Pare lat temu skonczylam liceum i to byl w zasadzie ostatni czas wzglednie "zorganizowanej" (pod okiem nauczyciela) nauki tego jezyka. Pozniej, pomijajac okazjonalne "zrywy" samodzielnego studiowania podrecznikow, ograniczalam sie glownie do czytania i ogladania w oryginale.
Moja pasywna znajomosc angielskiego jest na wzglednie wysokim poziomie (zazwyczaj rozumieniem 90-95% czytanych tekstow, w przypadku wielu stron nawet 100%) gorzej gdy mam cos sama "stworzyc". Tu konczy sie na "Kali chciec banan"... no prawie ;)
Czy macie jakies pomysl na ogolne podszlifowanie jezyka, slownictwa (czasem mam wrazenie ze choc codziennie czytam setki jesli nie tysiace zdan po angielsku - z pelnym zrozumieniem - to jednak tak naprawde za wiele mi w mozgu po tym nie pozostaje) moze czas rzucic sie na glebokie wody trudniejszych tekstow naukowych, bardziej wymagajaca literature piekna. No i musze chyba zaczac uwazniej studiowac czytane teksty, nie "przeskakiwac" nieznanych slow (na tyle rzadko sie to zdarza i zazwyczaj nie przeszkadza w rozumieniu tekstu, ze sie czlowiekowi zwyczajnie nie chce ich sprawdzac)
A moze pobawic sie w tlumacza - dla siebie, do szuflady oczywiscie.

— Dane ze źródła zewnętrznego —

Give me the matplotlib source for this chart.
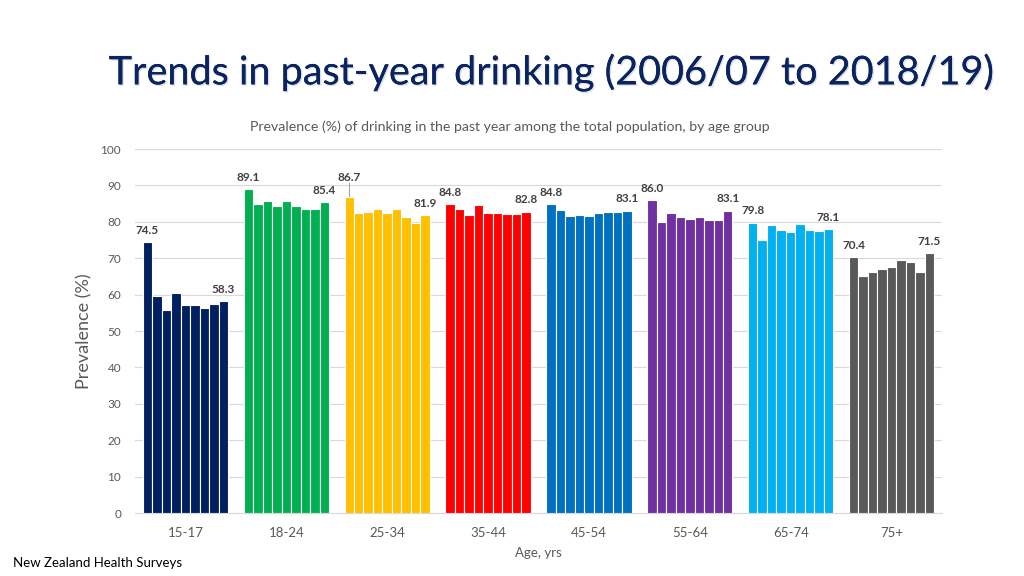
import matplotlib
matplotlib.use("Agg")
import matplotlib.pyplot as plt
import matplotlib.patheffects as pe
import numpy as np

plt.rcParams['font.family'] = ['Lato', 'DejaVu Sans']

age_groups = ["15-17", "18-24", "25-34", "35-44", "45-54", "55-64", "65-74", "75+"]
survey_years = ["2006/07", "2011/12", "2012/13", "2013/14", "2014/15",
                "2015/16", "2016/17", "2017/18", "2018/19"]
prev_15_17 = [74.5, 59.6, 55.8, 60.5, 57.1, 57.1, 56.2, 57.3, 58.3]
prev_18_24 = [89.1, 84.8, 85.6, 84.3, 85.7, 84.3, 83.6, 83.5, 85.4]
prev_25_34 = [86.7, 82.5, 82.7, 83.4, 82.5, 83.4, 81.4, 79.6, 81.9]
prev_35_44 = [84.8, 83.6, 81.9, 84.6, 82.5, 82.4, 82.1, 82.2, 82.8]
prev_45_54 = [84.8, 83.2, 81.6, 81.8, 81.6, 82.3, 82.8, 82.7, 83.1]
prev_55_64 = [86.0, 79.9, 82.4, 81.4, 80.8, 81.4, 80.4, 80.4, 83.1]
prev_65_74 = [79.8, 74.9, 79.0, 77.7, 77.1, 79.5, 77.7, 77.5, 78.1]
prev_75p = [70.4, 65.2, 66.1, 67.0, 67.6, 69.4, 69.0, 66.1, 71.5]
yticks = [0, 10, 20, 30, 40, 50, 60, 70, 80, 90, 100]

series = [prev_15_17, prev_18_24, prev_25_34, prev_35_44,
          prev_45_54, prev_55_64, prev_65_74, prev_75p]
colors = ["#002060", "#00B050", "#FFC000", "#FF0000",
          "#0070C0", "#7030A0", "#00B0F0", "#595959"]

fig = plt.figure(figsize=(10.24, 5.76), dpi=100)
ax = fig.add_axes([135/1024, 1-513/576, (942-135)/1024, (513-149)/576])

n = len(survey_years)
bw = 0.094
label_off = 3.2
for gi, (vals, col) in enumerate(zip(series, colors)):
    xs = gi + (np.arange(n) - (n-1)/2) * bw
    ax.bar(xs, vals, width=bw, color=col, edgecolor="white", linewidth=0.8, zorder=3)
    for idx in (0, n-1):
        off = label_off
        if gi == 2 and idx == 0:
            off = 5.5
            ax.plot([xs[idx], xs[idx]], [vals[idx] + 0.3, vals[idx] + off - 1.6],
                    color="#A6A6A6", linewidth=0.8, zorder=4)
        ax.text(xs[idx], vals[idx] + off, f"{vals[idx]:.1f}", ha="center", va="center",
                fontsize=8.5, fontweight="bold", color="#404040", zorder=4)

ax.set_xlim(-0.5, len(age_groups) - 0.5)
ax.set_ylim(0, 100)
ax.set_yticks(yticks)
ax.set_xticks(range(len(age_groups)))
ax.set_xticklabels(age_groups)
ax.tick_params(axis="both", length=0, colors="#595959")
ax.tick_params(axis="x", pad=10, labelsize=9.5)
ax.tick_params(axis="y", pad=10, labelsize=8.5)
ax.grid(axis="y", color="#D9D9D9", linewidth=0.8, zorder=0)
for s in ["top", "right", "left"]:
    ax.spines[s].set_visible(False)
ax.spines["bottom"].set_color("#D9D9D9")
ax.set_ylabel("Prevalence (%)", fontsize=13, color="#595959", labelpad=6)
ax.set_xlabel("Age, yrs", fontsize=9.5, color="#595959", labelpad=6)

fig.text(552/1024, 1-72/576, "Trends in past-year drinking (2006/07 to 2018/19)",
         ha="center", va="center", fontsize=28.5, color="#0A2462",
         path_effects=[pe.withSimplePatchShadow(offset=(1, -1), shadow_rgbFace="#B0B0B0", alpha=0.4), pe.Normal()])
fig.text(510/1024, 1-127/576,
         "Prevalence (%) of drinking in the past year among the total population, by age group",
         ha="center", va="center", fontsize=10.2, color="#595959")
fig.text(13/1024, 1-563/576, "New Zealand Health Surveys", ha="left", va="center",
         fontsize=9.5, color="black")

fig.savefig("out.png", dpi=100)
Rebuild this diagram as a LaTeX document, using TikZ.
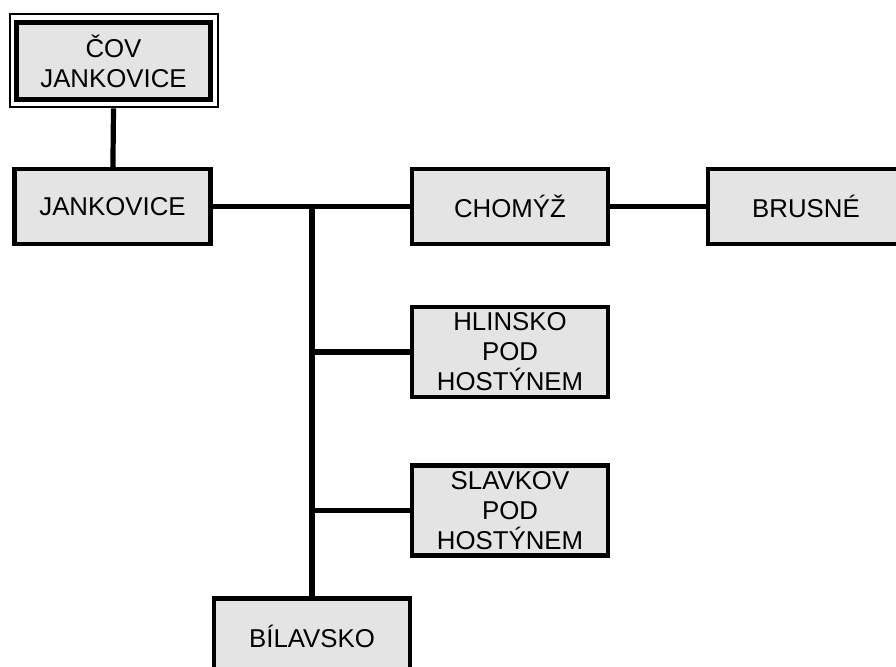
\documentclass[tikz,border=0pt]{standalone}
\usepackage{fontspec}
\setmainfont{Liberation Sans}
\definecolor{boxgray}{HTML}{E4E4E4}

\begin{document}
\begin{tikzpicture}[x=0.5pt, y=-0.5pt]
				\tikzstyle{box}=[draw, line width=2.2pt, fill=boxgray, inner sep=0pt, align=center,
					minimum width=98pt, minimum height=37.5pt, font=\fontsize{12.9}{15}\selectfont]
				\tikzstyle{tallbox}=[box, minimum height=45pt]
				\tikzstyle{link}=[line width=2.6pt]
				\useasboundingbox (0, 0) rectangle (896, 666);
				\clip (0, 0) rectangle (896, 666);
				\node [draw, line width=1.3pt, minimum width=104pt, minimum height=46.5pt] (frame) at (114, 60.5) {};
				\node [box, minimum width=97pt, minimum height=38.5pt] (cov) at (113.5, 61) {ČOV\\JANKOVICE};
				\node [box] (jank) at (112.5, 206.5) {JANKOVICE};
				\node [box] (chom) at (510, 206.5) {CHOMÝŽ};
				\node [box] (brus) at (806, 206.5) {BRUSNÉ};
				\node [tallbox] (hlin) at (510, 352) {HLINSKO\\POD\\HOSTÝNEM};
				\node [tallbox] (slav) at (510, 510.5) {SLAVKOV\\POD\\HOSTÝNEM};
				\node [box] (bila) at (312, 636) {BÍLAVSKO};
				\coordinate (trunk) at (312, 207);
				\draw [link] (frame) -- (jank);
				\draw [link] (jank) -- (chom);
				\draw [link] (chom) -- (brus);
				\draw [link] (trunk) -- (bila);
				\draw [link] (trunk |- hlin.west) -- (hlin);
				\draw [link] (trunk |- slav.west) -- (slav);
		\end{tikzpicture}
\end{document}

Zdrowy rozsadek podpowiada tez, ze przydaloby sie udzielanie sie na jakis zagranicznych forach, szukanie penpali itd ale... strach mnie oblatuje na mysl o bykach jakie moge strzelac ;) Jestem typem neurotycznej perfekcjonistki, ktora nie znosi popalnianiac nejmniejsze chocby bledy, czegos niewiedziec i we wlasnych oczach automatycznie wychodzic na ostatniego glupka ;)
Jakies inne pomysly jak podszlifowac jezyk?